A more complex form of franchising is the business format franchising. Also identified as a name and process franchise, this format features a broader and ongoing relationship between the franchisor and the franchisee. Aside from granting the right to use the name and market the products and services of the franchisor, the franchisee is also provided a complete plan for managing and operating the business – a transfer of the proven way of doing business that has been developed by the franchisor. This plan often includes a full range of services, including site selection, training, product supply, marketing plans and even assistance in obtaining financing. All of the franchisor’s operating systems, technical expertise, marketing systems, training systems, management methods and essentially all relevant information, are transferred to the franchisee.

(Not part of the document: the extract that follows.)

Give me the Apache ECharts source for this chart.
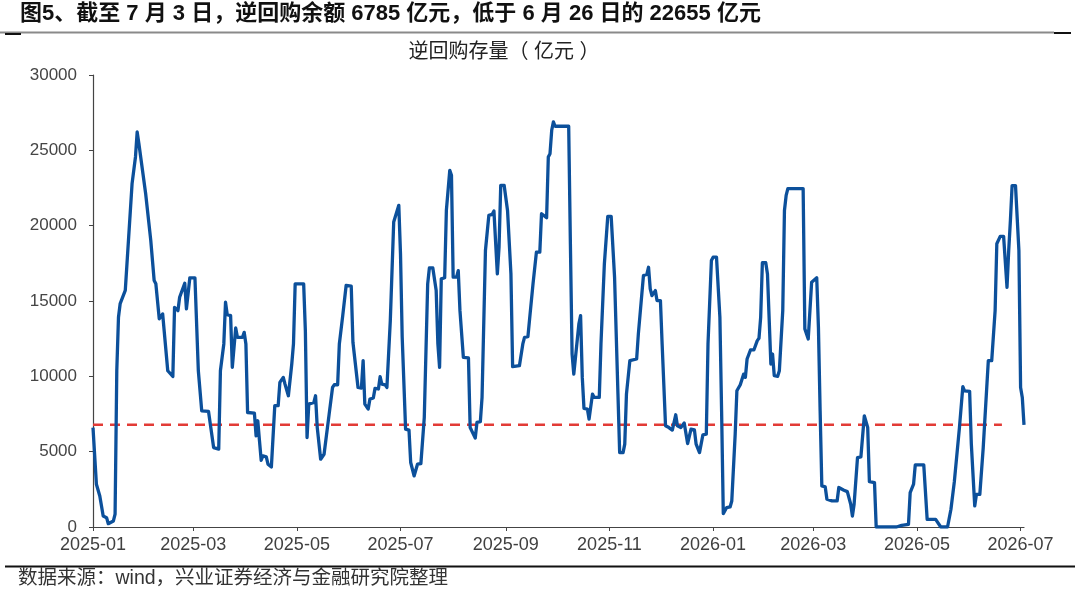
<!DOCTYPE html>
<html><head><meta charset="utf-8">
<script src="https://cdn.jsdelivr.net/npm/echarts@6/dist/echarts.min.js"></script>
<style>html,body{margin:0;padding:0;background:#fff}#c{width:1080px;height:591px}</style>
</head><body><div id="c"></div>
<script>
const dates = [
'2025-01-01','2025-01-03','2025-01-05','2025-01-07','2025-01-09','2025-01-10','2025-01-13','2025-01-14','2025-01-15','2025-01-16','2025-01-17','2025-01-20','2025-01-24','2025-01-26','2025-01-27','2025-01-28',
'2025-02-01','2025-02-04','2025-02-06','2025-02-07','2025-02-09','2025-02-11','2025-02-14','2025-02-17','2025-02-18','2025-02-20','2025-02-21','2025-02-24','2025-02-25','2025-02-26','2025-02-27',
'2025-03-02','2025-03-04','2025-03-06','2025-03-10','2025-03-13','2025-03-16','2025-03-17','2025-03-19','2025-03-20','2025-03-21','2025-03-23','2025-03-24','2025-03-26','2025-03-27','2025-03-30','2025-03-31',
'2025-04-01','2025-04-02','2025-04-06','2025-04-07','2025-04-08','2025-04-09','2025-04-10','2025-04-11','2025-04-13','2025-04-14','2025-04-16','2025-04-18','2025-04-20','2025-04-21','2025-04-23','2025-04-24','2025-04-26','2025-04-28','2025-04-29','2025-04-30',
'2025-05-05','2025-05-06','2025-05-07','2025-05-08','2025-05-09','2025-05-11','2025-05-12','2025-05-13','2025-05-15','2025-05-17','2025-05-18','2025-05-20','2025-05-22','2025-05-23','2025-05-25','2025-05-26','2025-05-28','2025-05-30',
'2025-06-02','2025-06-03','2025-06-04','2025-06-06','2025-06-08','2025-06-09','2025-06-10','2025-06-12','2025-06-13','2025-06-15','2025-06-16','2025-06-18','2025-06-19','2025-06-20','2025-06-22','2025-06-23','2025-06-25','2025-06-27','2025-06-28','2025-06-30',
'2025-07-01','2025-07-02','2025-07-04','2025-07-06','2025-07-07','2025-07-09','2025-07-11','2025-07-13','2025-07-15','2025-07-17','2025-07-18','2025-07-20','2025-07-22','2025-07-23','2025-07-24','2025-07-25','2025-07-27','2025-07-28','2025-07-30','2025-07-31',
'2025-08-01','2025-08-03','2025-08-04','2025-08-05','2025-08-07','2025-08-10','2025-08-11','2025-08-14','2025-08-15','2025-08-17','2025-08-18','2025-08-20','2025-08-22','2025-08-24','2025-08-25','2025-08-27','2025-08-28','2025-08-29','2025-08-31',
'2025-09-02','2025-09-04','2025-09-05','2025-09-09','2025-09-11','2025-09-12','2025-09-14','2025-09-15','2025-09-17','2025-09-19','2025-09-21','2025-09-22','2025-09-25','2025-09-26','2025-09-27','2025-09-28','2025-09-29','2025-09-30',
'2025-10-08','2025-10-09','2025-10-10','2025-10-11','2025-10-12','2025-10-14','2025-10-15','2025-10-16','2025-10-17','2025-10-19','2025-10-20','2025-10-22','2025-10-23','2025-10-26','2025-10-27','2025-10-29','2025-10-31',
'2025-11-02','2025-11-04','2025-11-06','2025-11-07','2025-11-09','2025-11-10','2025-11-11','2025-11-13','2025-11-14','2025-11-17','2025-11-18','2025-11-19','2025-11-21','2025-11-23','2025-11-24','2025-11-25','2025-11-26','2025-11-28','2025-11-29',
'2025-12-01','2025-12-02','2025-12-04','2025-12-06','2025-12-08','2025-12-10','2025-12-11','2025-12-13','2025-12-15','2025-12-17','2025-12-19','2025-12-21','2025-12-22','2025-12-24','2025-12-26','2025-12-28','2025-12-29','2025-12-31',
'2026-01-01','2026-01-03','2026-01-05','2026-01-06','2026-01-07','2026-01-09','2026-01-11','2026-01-12','2026-01-14','2026-01-15','2026-01-17','2026-01-18','2026-01-19','2026-01-20','2026-01-21','2026-01-23','2026-01-25','2026-01-27','2026-01-28','2026-01-29','2026-01-30',
'2026-02-01','2026-02-02','2026-02-04','2026-02-05','2026-02-06','2026-02-08','2026-02-09','2026-02-11','2026-02-12','2026-02-13','2026-02-14','2026-02-23','2026-02-24','2026-02-25','2026-02-26','2026-02-28',
'2026-03-01','2026-03-03','2026-03-04','2026-03-05','2026-03-06','2026-03-08','2026-03-09','2026-03-12','2026-03-15','2026-03-16','2026-03-17','2026-03-19','2026-03-21','2026-03-22','2026-03-23','2026-03-24','2026-03-25','2026-03-27','2026-03-29','2026-03-30','2026-03-31',
'2026-04-01','2026-04-02','2026-04-03','2026-04-06','2026-04-07','2026-04-19','2026-04-22','2026-04-26','2026-04-27','2026-04-29','2026-04-30',
'2026-05-05','2026-05-07','2026-05-12','2026-05-15','2026-05-19','2026-05-21','2026-05-23','2026-05-24','2026-05-26','2026-05-28','2026-05-29',
'2026-06-01','2026-06-02','2026-06-04','2026-06-05','2026-06-07','2026-06-09','2026-06-12','2026-06-14','2026-06-16','2026-06-17','2026-06-19','2026-06-21','2026-06-23','2026-06-24','2026-06-25','2026-06-26','2026-06-28','2026-06-30',
'2026-07-01','2026-07-02','2026-07-03'
];
const values = [
6600,2840,2060,730,620,220,400,860,10370,13920,14830,15700,22790,24560,26220,25460,
22120,19020,16360,16140,13810,14140,10370,9995,14580,14360,15250,16180,14480,14590,16540,
16540,10370,7710,7670,5270,5170,10370,12150,14920,14100,14030,10600,13210,12590,12590,12920,
12150,7600,7560,6050,7050,5720,4430,4720,4655,4170,3990,8050,8050,9600,9930,9490,8710,10820,12150,16140,
16140,13030,5940,8160,8270,8270,8710,6600,4500,4830,4830,7490,9260,9440,9440,12150,14030,16030,
15980,12260,12150,9260,9220,11040,8160,7830,8490,8560,9200,9160,9975,9490,9440,9260,13700,20240,20240,21350,
18130,12590,6500,6430,4280,3390,4170,4210,7270,16140,17200,17200,15690,12150,10600,16470,16540,21010,23670,23340,
16580,16580,17020,14360,11260,11220,6600,5900,6940,7000,8600,18350,20680,20750,20970,16800,18570,22680,22680,
21010,16800,10640,10710,12150,12590,12630,13810,16140,18240,18240,20790,20530,24560,24780,26330,26890,26600,
26600,18800,11480,10150,11260,13480,14030,9930,7870,7830,7160,8820,8600,8600,12150,17470,20620,
20620,16580,8820,4940,4940,5500,8820,11040,11150,11150,12810,12920,16690,16760,17240,15810,15360,15690,15030,
15030,12150,6720,6600,6430,7450,6720,6600,6900,5540,6500,6450,5500,4940,6120,6160,12150,17690,
17910,17910,13920,7710,890,1290,1330,1730,6160,9040,9440,9440,10150,9930,11150,11750,11750,12370,12520,13920,17540,
17540,16800,10820,11480,10040,10000,10370,14360,21010,22010,22460,22460,13150,13250,12480,16250,
16360,16540,13250,7710,2730,2660,1840,1730,1730,2620,2660,2440,2350,2350,1510,730,1510,4610,4650,4610,7380,
7490,6600,3010,2950,0,0,110,180,2280,2840,4120,
4120,510,510,0,0,1180,3010,3010,6600,9310,9040,
9000,5500,1400,2170,2170,5270,11040,11040,14360,18800,19290,19290,15910,18350,20350,22655,22655,18350,
9260,8600,6785
];
const tickLabels = ['2025-01','2025-03','2025-05','2025-07','2025-09','2025-11','2026-01','2026-03','2026-05','2026-07'];
const yTicks = [0,5000,10000,15000,20000,25000,30000];
const refLevel = 6785;
const refStart = '2025-01-01', refEnd = '2026-06-20';
const xStart = '2025-01-01', xEnd = '2026-07-03';
const titleText = '图5、截至 7 月 3 日，逆回购余额 6785 亿元，低于 6 月 26 日的 22655 亿元';
const subTitle = '逆回购存量（ 亿元 ）';
const sourceText = '数据来源：wind，兴业证券经济与金融研究院整理';

function dayOf(s){const p=s.split('-').map(Number);return (Date.UTC(p[0],p[1]-1,p[2]||1)-Date.UTC(2025,0,1))/86400000;}
const tickDays = tickLabels.map(dayOf);
const seriesData = dates.map((d,i)=>[dayOf(d), values[i]]);
const FF = '"Liberation Sans", Arial, "Noto Sans CJK SC", sans-serif';
const chart = echarts.init(document.getElementById('c'), null, {renderer:'canvas'});
chart.setOption({
  animation:false,
  backgroundColor:'#fff',
  grid:{left:93, right:56, top:75, bottom:64, containLabel:false},
  xAxis:{type:'value', min:dayOf(xStart), max:dayOf(xEnd),
    axisLine:{show:true, onZero:false, lineStyle:{color:'#444', width:1.2}},
    axisTick:{show:true, customValues:tickDays, length:4, lineStyle:{color:'#444'}},
    axisLabel:{customValues:tickDays, margin:9, fontSize:18, color:'#404040', fontFamily:FF,
      formatter:v=>{const i=tickDays.indexOf(v);return i>=0?tickLabels[i]:'';}},
    splitLine:{show:false}},
  yAxis:{type:'value', min:yTicks[0], max:yTicks[yTicks.length-1], interval:5000,
    axisLine:{show:true, lineStyle:{color:'#444', width:1.2}},
    axisTick:{show:true, length:4, lineStyle:{color:'#444'}},
    axisLabel:{margin:16, fontSize:17, color:'#454545', fontFamily:FF, formatter:v=>String(v)},
    splitLine:{show:false}},
  series:[
    {type:'line', data:[[dayOf(refStart),refLevel],[dayOf(refEnd),refLevel]], showSymbol:false, silent:true,
      lineStyle:{color:'#e23b36', width:2.5, type:[10,7]}},
    {type:'line', data:seriesData, showSymbol:false, smooth:false,
      lineStyle:{color:'#0c509b', width:3.3, join:'round'}}
  ],
  graphic:[
    {type:'text', left:20, top:3, style:{text:titleText, font:'bold 22px '+FF, fill:'#111'}},
    {type:'line', shape:{x1:0,y1:32.5,x2:1054,y2:32.5}, style:{stroke:'#8a8a8a', lineWidth:2}},
    {type:'line', shape:{x1:1054,y1:33,x2:1071,y2:33}, style:{stroke:'#111', lineWidth:2}},
    {type:'line', shape:{x1:5,y1:34,x2:21,y2:34}, style:{stroke:'#111', lineWidth:2}},
    {type:'text', x:504, y:52, style:{text:subTitle, font:'20px '+FF, fill:'#222', align:'center', verticalAlign:'middle'}},
    {type:'line', shape:{x1:5,y1:566.5,x2:1075,y2:566.5}, style:{stroke:'#111', lineWidth:2}},
    {type:'text', x:18, y:579, style:{text:sourceText, font:'19.5px '+FF, fill:'#333', verticalAlign:'middle'}}
  ]
});
</script></body></html>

Business format franchising offers franchisees the advantage of a proven trademark and formula of doing business, as opposed to having to build a new business and brand from scratch. Franchisors are also able to expand rapidly across countries and continents. Franchisees are offered significant training, which is not available for free to individuals starting their own business.

In this arrangement, franchisors typically control how franchisees conduct business to ensure uniformity. Though these controls may significantly restrict the franchisee’s ability to exercise its own business judgment, the end result is to the benefit of the consumers because certain standards are maintained. To this end, franchisors may require the franchisee to operate in a particular manner - operation during certain hours, using only pre-approved signs, employee uniforms, and advertisements, or abiding by certain accounting or bookkeeping procedures. The franchisor may also require the franchisee to purchase supplies only from an approved supplier, in order to ensure that the consuming public does not suffer from inconsistency in product quality.

With the means of distributing goods and services perfected, rapid expansion of a successful business concept occur more quickly. Modern day franchising is primarily in the business format mode, accounting for around 90% of franchise businesses worldwide. PFA is an association of franchisors who are into business format franchising.